Wednesday, June 01, 2011
Whatever you can do, or dream you can, Begin it.
Boldness has genius, power and magic in it, Begin it now.
- Johann Wolfgang von Goethe
I set my plan and then I begin. And begin, and begin again. You get the picture. I seem to always be beginning this journey. I guess you could say i'm a much better beginner than a finisher. I have told myself a million times this time is going to be the one to bring me to the finish line. The thing is the line keeps moving. I get close and then it is pulled back. Or I think it is anyways. I can see it through the mist but it just is always out of reach. My days begin in earnest and end up in dispair. I write, I blog, I journal, I count, I weigh, I set the plan. Yet at the end of the day i'm still a step away from reaching any of the goals I set for my day.

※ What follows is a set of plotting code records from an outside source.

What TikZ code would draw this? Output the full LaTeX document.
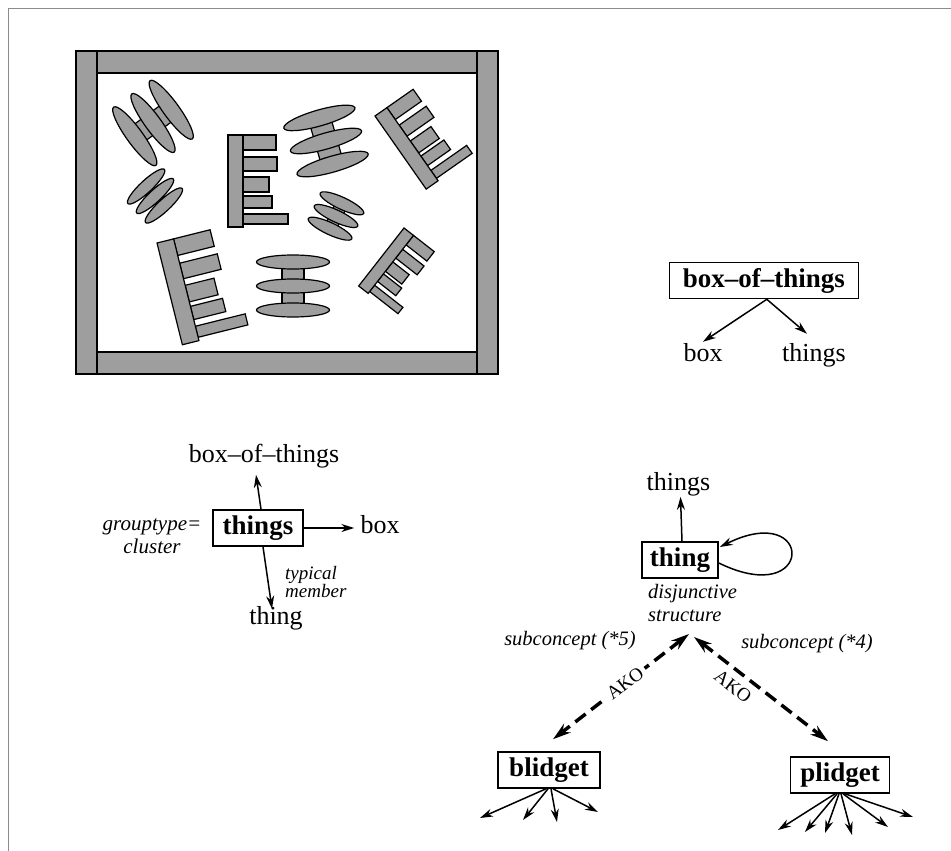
\documentclass[tikz,border=0pt]{standalone}
\usepackage{fontspec}
\setmainfont{Liberation Serif}[
  BoldFont = {Liberation Serif Bold},
  ItalicFont = {Liberation Serif Italic},
  BoldItalicFont = {Liberation Serif Bold Italic}]
\usetikzlibrary{arrows.meta}

\tikzset{
  obj/.style={draw=black, fill=black!38, line width=1.2pt},
  bnode/.style={draw, line width=1.6pt, font=\fontsize{27}{30}\selectfont\bfseries,
    inner xsep=0pt, inner ysep=0pt, text height=19pt, text depth=6pt, minimum height=36pt},
  lbl/.style={font=\fontsize{26}{28}\selectfont, inner sep=1pt, anchor=base},
  ann/.style={font=\fontsize{20.5}{23}\selectfont\itshape, inner sep=0pt},
  akotext/.style={font=\fontsize{19}{20}\selectfont, inner xsep=4pt, inner ysep=2pt},
  arr/.style={line width=1.5pt, -{Stealth[length=13pt, width=8pt]}},
  ako/.style={line width=3.5pt, dash pattern=on 13pt off 7pt,
    {Stealth[length=18pt, width=11pt]}-{Stealth[length=18pt, width=11pt]}},
  % a spool: hub plus three flanges; args: flange half-length, half-thickness, spacing, hub width
  pics/spool/.style n args={4}{code={
    \filldraw[obj] (-#4/2,-#3) rectangle (#4/2,#3);
    \filldraw[obj] (0,-#3) ellipse [x radius=#1pt, y radius=#2pt];
    \filldraw[obj] (0,0) ellipse [x radius=#1pt, y radius=#2pt];
    \filldraw[obj] (0,#3) ellipse [x radius=#1pt, y radius=#2pt];
  }},
  % a comb: spine with five teeth, origin at the outer top corner of the spine
  pics/comb/.style={code={
    \filldraw[obj] (15,0) rectangle (48,15);
    \filldraw[obj] (15,22) rectangle (49,36);
    \filldraw[obj] (15,42) rectangle (41,57);
    \filldraw[obj] (15,61) rectangle (44,73);
    \filldraw[obj] (15,79) rectangle (60,89);
    \filldraw[obj] (0,0) rectangle (15,92);
  }},
}

\begin{document}
\begin{tikzpicture}[x=1pt, y=-1pt]
\useasboundingbox (0,0) rectangle (951,851);
\fill[white] (0,0) rectangle (951,851);
\draw[black!45, line width=1pt] (8,851) -- (8,9) -- (951,9);

% ---------- the box with its contents ----------
\filldraw[obj] (76,51) rectangle (97,374);
\filldraw[obj] (477,51) rectangle (498,374);
\filldraw[obj] (97,51) rectangle (477,73);
\filldraw[obj] (97,352) rectangle (477,374);

\pic[rotate=-54] at (153,123) {spool={36}{8}{22.5}{20}};
\pic[rotate=43]  at (155,196) {spool={25}{6}{13}{12}};
\pic[rotate=16]  at (326,141) {spool={37}{8}{24}{22}};
\pic[rotate=-25] at (336,216) {spool={24}{6}{14}{12}};
\pic             at (293,286) {spool={36.5}{7}{24}{22}};

\pic at (228,135) {comb};
\pic[rotate=35, scale=0.97] at (375,116) {comb};
\pic[rotate=14, scale=1.14] at (157,243) {comb};
\pic[rotate=-38, scale=0.8] at (404,228) {comb};

% ---------- box-of-things decomposition ----------
\node[bnode, minimum width=189pt] (bot) at (763.8,280.5) {box--of--things};
\node[lbl] (tbox) at (703,361) {box};
\node[lbl] (tthings) at (814,361) {things};
\draw[arr] ([xshift=3pt]bot.south) -- (tbox.north);
\draw[arr] ([xshift=3pt]bot.south) -- ([xshift=-7pt,yshift=8pt]tthings.north);

% ---------- things as a cluster ----------
\node[bnode, minimum width=90pt] (things) at (258,528) {things};
\node[lbl] (lbot) at (264,462) {box--of--things};
\node[lbl] (lbox) at (380,533) {box};
\node[lbl] (lthing) at (276,624) {thing};
\node[ann, font=\fontsize{21}{23}\selectfont\itshape, align=center] (gtype) at (152,536) {grouptype=\\cluster};
\node[ann, font=\fontsize{19}{17}\selectfont\itshape, align=left, anchor=north west] (typ) at (285,566) {typical\\member};
\draw[arr] ([xshift=3pt]things.north) -- ([xshift=-8pt,yshift=-6pt]lbot.south);
\draw[arr, shorten >=5pt] (things.east) -- (things.east -| lbox.west);
\draw[arr] ([xshift=5pt]things.south) -- ([xshift=-4pt,yshift=-4pt]lthing.north);

% ---------- thing with its subconcepts ----------
\node[bnode, minimum width=76pt] (thingb) at (680,560) {thing};
\node[lbl] (rthings) at (678.5,490) {things};
\draw[arr] ([xshift=2pt]thingb.north) -- ([xshift=2pt]rthings.south);
\draw[arr] ([yshift=-3pt]thingb.east) .. controls (815,610) and (815,500) .. ([yshift=13pt,xshift=1pt]thingb.east);
\node[ann, align=left, anchor=north west] (disj) at (648,584) {disjunctive\\structure};
\node[ann, anchor=base] (sub5) at (570,645) {subconcept (*5)};
\node[ann, anchor=base] (sub4) at (807,648) {subconcept (*4)};

\node[bnode, minimum width=102pt] (blid) at (549,770) {blidget};
\node[bnode, minimum width=99pt] (plid) at (840,775) {plidget};

\coordinate (apexL) at (689,634);
\coordinate (apexR) at (694,637);
\draw[ako] (apexL) -- ([xshift=4pt,yshift=12pt]blid.north)
  node[pos=0.47, sloped, fill=white, akotext] (akoL) {AKO};
\draw[ako] (apexR) -- ([xshift=-12pt,yshift=15pt]plid.north)
  node[pos=0.36, sloped, below=5pt, akotext] (akoR) {AKO};

% members of blidget and plidget
\coordinate (bl1) at (480,818);
\coordinate (bl2) at (523,820);
\coordinate (bl3) at (557,822);
\coordinate (bl4) at (598,812);
\foreach \i/\dx in {1/-3,2/-1,3/2,4/4}
  \draw[arr] ([xshift=\dx pt]blid.south) -- (bl\i);

\coordinate (pl1) at (778,830);
\coordinate (pl2) at (805,832);
\coordinate (pl3) at (825,833);
\coordinate (pl4) at (852,835);
\coordinate (pl5) at (888,827);
\coordinate (pl6) at (913,817);
\foreach \i/\dx in {1/-5,2/-3,3/-1,4/1,5/3,6/5}
  \draw[arr] ([xshift=\dx pt]plid.south) -- (pl\i);
\end{tikzpicture}
\end{document}
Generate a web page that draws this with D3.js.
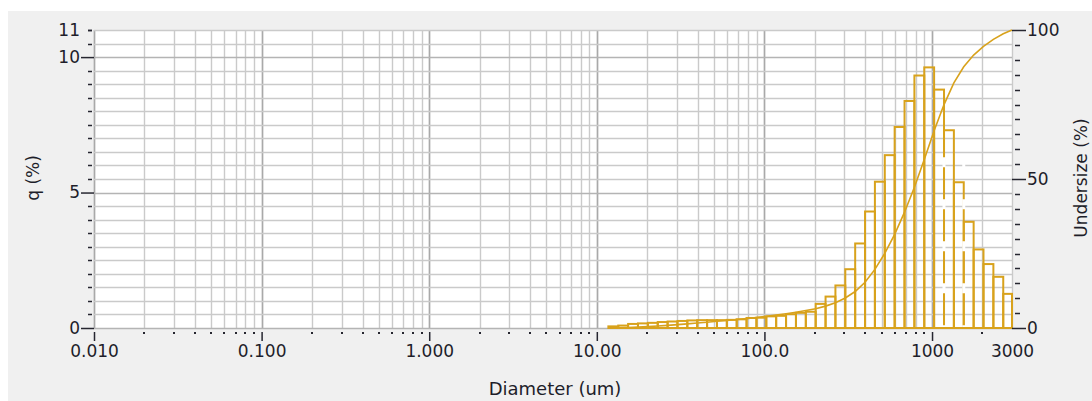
<!DOCTYPE html>
<html>
<head>
<meta charset="utf-8">
<script src="https://cdn.jsdelivr.net/npm/d3@7"></script>
<style>
  body { margin: 0; background: #ffffff; }
  svg { display: block; }
  text { font-family: "DejaVu Sans", Verdana, sans-serif; fill: #1e1e2a; }
</style>
</head>
<body>
<svg id="chart" width="1092" height="401"></svg>
<script>
// Channel edges of the size distribution (um)
const edges = [11.72, 13.42, 15.37, 17.60, 20.16, 23.09, 26.44, 30.28, 34.68, 39.72,
  45.49, 52.10, 59.67, 68.33, 78.26, 89.62, 102.6, 117.5, 134.6, 154.2,
  176.6, 202.2, 231.6, 265.2, 303.7, 347.9, 398.4, 456.2, 522.5, 598.4,
  685.4, 784.9, 898.9, 1029, 1179, 1350, 1546, 1771, 2028, 2323, 2660, 3000];

// Frequency per channel, q (%)
const qPercent = [0.06, 0.09, 0.15, 0.17, 0.19, 0.22, 0.24, 0.26, 0.28, 0.29,
  0.29, 0.29, 0.30, 0.32, 0.37, 0.38, 0.43, 0.45, 0.51, 0.56,
  0.60, 0.89, 1.16, 1.57, 2.17, 3.12, 4.30, 5.40, 6.38, 7.42,
  8.38, 9.32, 9.62, 8.80, 7.30, 5.38, 3.92, 2.90, 2.36, 1.89, 1.26];

// Cumulative undersize at each channel edge (%)
const undersize = [0, 0.06, 0.15, 0.30, 0.47, 0.66, 0.88, 1.12, 1.38, 1.66,
  1.95, 2.24, 2.53, 2.83, 3.15, 3.52, 3.90, 4.33, 4.78, 5.29,
  5.85, 6.45, 7.34, 8.50, 10.07, 12.24, 15.36, 19.66, 25.06, 31.44,
  38.86, 47.24, 56.56, 66.18, 74.98, 82.28, 87.66, 91.58, 94.48, 96.84, 98.73, 100.0];

const xTickValues = [0.01, 0.1, 1, 10, 100, 1000, 3000];
const xTickLabels = ["0.010", "0.100", "1.000", "10.00", "100.0", "1000", "3000"];
const qTickValues = [0, 5, 10, 11];
const undersizeTickValues = [0, 50, 100];

const gold = "#d8a21c";
const tickColor = "#262630";

const svg = d3.select("#chart");

// Grey window panel
svg.append("rect").attr("x", 8).attr("y", 11).attr("width", 1084).attr("height", 390)
  .attr("fill", "#f0f0f0");

const plotLeft = 94, plotRight = 1012, plotTop = 30, plotBottom = 328;

const x = d3.scaleLog().domain([0.01, 3000]).range([plotLeft, plotRight]);
const yQ = d3.scaleLinear().domain([0, 11]).range([plotBottom, plotTop]);
const yU = d3.scaleLinear().domain([0, 100]).range([plotBottom, plotTop]);

// Plot background
svg.append("rect").attr("x", plotLeft).attr("y", plotTop)
  .attr("width", plotRight - plotLeft).attr("height", plotBottom - plotTop).attr("fill", "#ffffff");

// Vertical log gridlines
const logLines = [];
for (let k = -2; k <= 3; k++) {
  for (let n = 1; n <= 9; n++) {
    const v = n * Math.pow(10, k);
    if (v <= 3000 * 1.0001) logLines.push({ v, major: n === 1 });
  }
}
const grid = svg.append("g");
grid.selectAll("line.vg").data(logLines).join("line")
  .attr("x1", d => Math.round(x(d.v)) + 0.5).attr("x2", d => Math.round(x(d.v)) + 0.5)
  .attr("y1", plotTop).attr("y2", plotBottom)
  .attr("stroke", d => d.major ? "#a9a9a9" : "#cacaca")
  .attr("stroke-width", d => d.major ? 1.7 : 1.4);

// Horizontal gridlines every 0.5 %
const hLines = d3.range(0, 11.001, 0.5);
grid.selectAll("line.hg").data(hLines).join("line")
  .attr("x1", plotLeft).attr("x2", plotRight)
  .attr("y1", d => Math.round(yQ(d)) + 0.5).attr("y2", d => Math.round(yQ(d)) + 0.5)
  .attr("stroke", d => (d % 5 === 0) ? "#b4b4b4" : "#cacaca")
  .attr("stroke-width", 1.4);

// Histogram channels
const bins = qPercent.map((q, i) => ({ lo: edges[i], hi: edges[i + 1], q }));
svg.append("g").selectAll("rect").data(bins).join("rect")
  .attr("x", d => x(d.lo))
  .attr("width", d => x(d.hi) - x(d.lo))
  .attr("y", d => yQ(d.q))
  .attr("height", d => yQ(0) - yQ(d.q))
  .attr("fill", "none")
  .attr("stroke", gold)
  .attr("stroke-width", 2);

// Broken rendering of two shared channel walls above 1000 um
[34, 36].forEach(i => {
  svg.append("line")
    .attr("x1", x(edges[i])).attr("x2", x(edges[i]))
    .attr("y1", yQ(6.3)).attr("y2", yQ(0) - 1)
    .attr("stroke", "#ffffff").attr("stroke-width", 3)
    .attr("stroke-dasharray", "10 32");
});

// Cumulative undersize curve
const pts = edges.map((d, i) => [d, undersize[i]]);
svg.append("path").datum(pts)
  .attr("fill", "none")
  .attr("stroke", gold)
  .attr("stroke-width", 1.6)
  .attr("d", d3.line().x(d => x(d[0])).y(d => yU(d[1])));

// Left axis (q %)
const minorQ = hLines.filter(v => v % 5 !== 0);
const gL = svg.append("g");
gL.selectAll("line.mn").data(minorQ).join("line")
  .attr("x1", 88).attr("x2", 92)
  .attr("y1", d => Math.round(yQ(d)) + 0.5).attr("y2", d => Math.round(yQ(d)) + 0.5)
  .attr("stroke", tickColor).attr("stroke-width", 1.5);
const axL = d3.axisLeft(yQ).tickValues(qTickValues).tickFormat(d3.format("d"))
  .tickSize(13).tickPadding(1);
const gAxL = svg.append("g").attr("transform", `translate(${plotLeft},0)`).call(axL);
gAxL.select(".domain").remove();
gAxL.selectAll(".tick line").attr("stroke", tickColor).attr("stroke-width", 1.5)
  .attr("x2", d => d === 11 ? -2 : -13).attr("x1", d => d === 11 ? -6 : 0);
gAxL.selectAll(".tick text").style("font-size", "17px").attr("fill", "#1e1e2a")
  .attr("x", -14);

// Right axis (undersize %)
const minorU = d3.range(5, 100, 5).filter(v => v !== 50);
const gR = svg.append("g");
gR.selectAll("line").data(minorU).join("line")
  .attr("x1", plotRight + 3).attr("x2", plotRight + 8)
  .attr("y1", d => Math.round(yU(d)) + 0.5).attr("y2", d => Math.round(yU(d)) + 0.5)
  .attr("stroke", tickColor).attr("stroke-width", 1.5);
const axR = d3.axisRight(yU).tickValues(undersizeTickValues).tickFormat(d3.format("d"))
  .tickSize(14).tickPadding(1);
const gAxR = svg.append("g").attr("transform", `translate(${plotRight},0)`).call(axR);
gAxR.select(".domain").remove();
gAxR.selectAll(".tick line").attr("stroke", tickColor).attr("stroke-width", 1.5);
gAxR.selectAll(".tick text").style("font-size", "17px").attr("fill", "#1e1e2a");

// Bottom axis (diameter)
const minorX = logLines.filter(d => !d.major && d.v < 3000).map(d => d.v);
const gB = svg.append("g");
gB.selectAll("rect").data(minorX).join("rect")
  .attr("x", d => Math.round(x(d)) - 1).attr("y", plotBottom + 4)
  .attr("width", 2).attr("height", 2).attr("fill", tickColor);
const axB = d3.axisBottom(x).tickValues(xTickValues)
  .tickFormat((d, i) => xTickLabels[i]).tickSize(13).tickPadding(6);
const gAxB = svg.append("g").attr("transform", `translate(0,${plotBottom})`).call(axB);
gAxB.select(".domain").remove();
gAxB.selectAll(".tick line").attr("stroke", tickColor).attr("stroke-width", 1.5)
  .attr("y1", 4).attr("opacity", d => d === 3000 ? 0 : 1);
gAxB.selectAll(".tick text").style("font-size", "17px").attr("fill", "#1e1e2a")
  .attr("y", 17);

// Axis titles
svg.append("text").attr("transform", "translate(33,178) rotate(-90)")
  .attr("text-anchor", "middle").attr("dominant-baseline", "central")
  .style("font-size", "17px").text("q (%)");
svg.append("text").attr("transform", "translate(1087,178) rotate(-90)")
  .attr("text-anchor", "middle")
  .style("font-size", "17px").text("Undersize (%)");
svg.append("text").attr("x", 555).attr("y", 395)
  .attr("text-anchor", "middle")
  .style("font-size", "18px").text("Diameter (um)");
</script>
</body>
</html>
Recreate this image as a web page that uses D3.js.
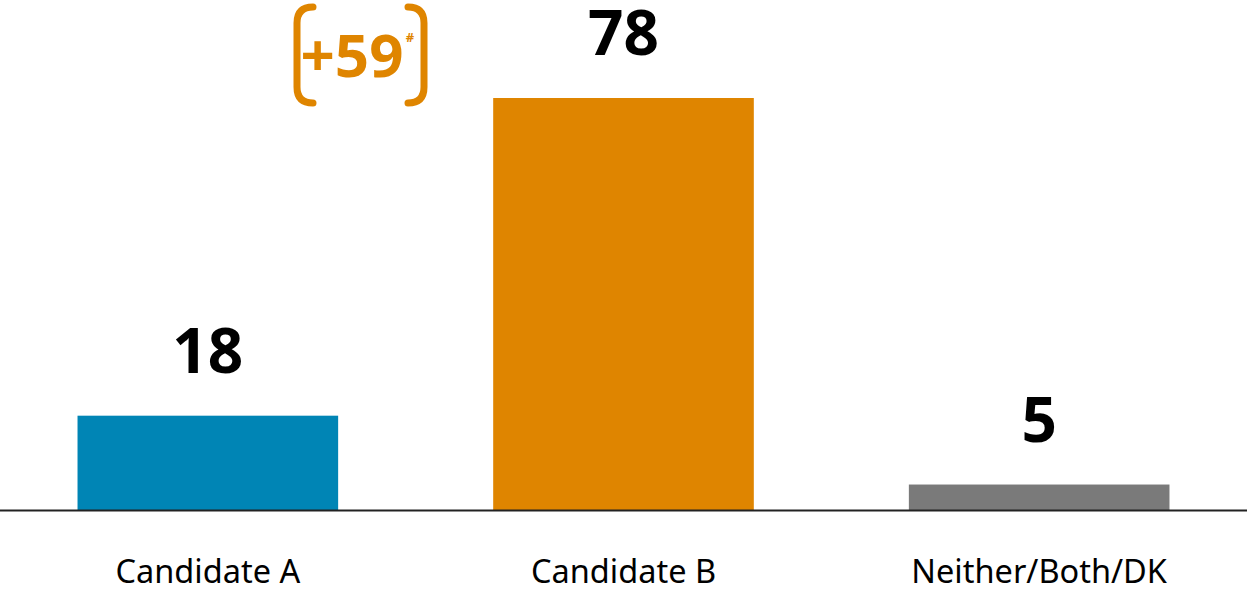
<!DOCTYPE html>
<html>
<head>
<meta charset="utf-8">
<script src="https://cdn.jsdelivr.net/npm/d3@7"></script>
<style>
    body { margin: 0; background: #fff; }
    svg { display: block; }
</style>
</head>
<body>
<div class="Canvas"></div>
<script>
let categories = ['Candidate A', 'Candidate B', 'Neither/Both/DK'];
let values = [18, 78, 5];
let colors = ['#0085b5', '#df8500', '#7a7a7a'];
let lead = '+59';
let leadMark = '#';

let width = 1247;
let height = 590;
let baseline = 511;
let font = "'Noto Sans', 'Open Sans', sans-serif";

let svg = d3.select('.Canvas').append('svg').attr('width', width).attr('height', height);

let x = d3.scaleBand().domain(categories).range([0, width]).paddingInner(0.373).paddingOuter(0.1865);
let y = d3.scaleLinear().domain([0, 78]).range([baseline, 98]);

svg.selectAll('rect.bar')
    .data(values)
    .enter()
    .append('rect')
    .attr('class', 'bar')
    .attr('x', (d, i) => x(categories[i]))
    .attr('y', (d) => y(d))
    .attr('width', x.bandwidth())
    .attr('height', (d) => y(0) - y(d))
    .attr('fill', (d, i) => colors[i]);

// baseline
svg.append('line')
    .attr('x1', 0)
    .attr('x2', width)
    .attr('y1', baseline - 0.5)
    .attr('y2', baseline - 0.5)
    .attr('stroke', '#222')
    .attr('stroke-width', 2);

// value labels
svg.selectAll('text.value')
    .data(values)
    .enter()
    .append('text')
    .attr('class', 'value')
    .attr('x', (d, i) => x(categories[i]) + x.bandwidth() / 2)
    .attr('y', (d) => y(d) - 43)
    .attr('text-anchor', 'middle')
    .attr('font-family', font)
    .attr('font-weight', 'bold')
    .attr('font-size', '62px')
    .attr('fill', '#000')
    .text((d) => d);

// category labels
svg.selectAll('text.cat')
    .data(categories)
    .enter()
    .append('text')
    .attr('class', 'cat')
    .attr('x', (d) => x(d) + x.bandwidth() / 2)
    .attr('y', 583)
    .attr('text-anchor', 'middle')
    .attr('font-family', font)
    .attr('font-size', '32.5px')
    .attr('fill', '#000')
    .text((d) => d);

// lead annotation with brackets
let orange = colors[1];
let ann = svg.append('g').attr('class', 'lead');
let bLeft = 297, bRight = 424, bTop = 7, bBottom = 103, r = 16;

let lp = d3.path();
lp.moveTo(bLeft + r, bTop);
lp.quadraticCurveTo(bLeft, bTop, bLeft, bTop + r);
lp.lineTo(bLeft, bBottom - r);
lp.quadraticCurveTo(bLeft, bBottom, bLeft + r, bBottom);
let rp = d3.path();
rp.moveTo(bRight - r, bTop);
rp.quadraticCurveTo(bRight, bTop, bRight, bTop + r);
rp.lineTo(bRight, bBottom - r);
rp.quadraticCurveTo(bRight, bBottom, bRight - r, bBottom);

ann.selectAll('path')
    .data([lp, rp])
    .enter()
    .append('path')
    .attr('d', (d) => d.toString())
    .attr('fill', 'none')
    .attr('stroke', orange)
    .attr('stroke-width', 7)
    .attr('stroke-linecap', 'round');

ann.append('text')
    .attr('x', 352)
    .attr('y', 77)
    .attr('text-anchor', 'middle')
    .attr('font-family', font)
    .attr('font-weight', 'bold')
    .attr('font-size', '60px')
    .attr('fill', orange)
    .text(lead);

ann.append('text')
    .attr('x', 410)
    .attr('y', 42)
    .attr('text-anchor', 'middle')
    .attr('font-family', font)
    .attr('font-weight', 'bold')
    .attr('font-size', '13px')
    .attr('fill', orange)
    .text(leadMark);
</script>
</body>
</html>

Tired? Hungry? Bored? Sad? These are all feelings i'm well aware of. I get home from work and without a plan I eat till bed. I'm tired and I eat instead of heading to bed. I'm bored on the weekends so I eat to fill it. Why not head out for a walk? I'm tired and that would take too much energy. Sad? Oh I have been battling depression for years now, I'm on meds which i've checked...don't harbor my weight. In fact I was doing great on them. So why now? Why the struggle to reach this end of the journey and move forward? Boredom with the plan? If so whos fault is that? What can I do to make this the best time of my life instead of seeming like so so much work?
These questions are all about my journey right now. I 'm the one with the answers, i'm the one that holds the key to my own success. I have to begin but I have to see it through till the end. This journey is full of stops and starts. It is when I decide to just stop the trouble will begin. For now it is a time of discovery. Some things I like about myself and others i'm not so sure of. On the outside looking in is where I feel like i'm at right now, but could I really be inside looking out and missing something else? Life is full of questions. I just have to keep searching for my answers...after all mine are not yours, my troubles aren't yours, and I need a hand to hold during this journey, not one to hold me up one to help pull myself up with. I can stand on my own two legs for this, every now and again I just need someone to walk along with me.
So, today I head out on my journey with many hands to hold. Spark has given me that. I have a great friend to walk this journey with and she is feeling just about like me right now and that means i'm not alone. Funny....how with spark we can never be alone. Makes the journey so much more worth while to have someone to share it with. People who understand and can lend support when needed, push you when they see your sliding, or give you a pat for a job well done. I'm so thankful that while I learn all about me I have somewhere to come and let it go and people will understand without wondering why I can't just be happy like I am.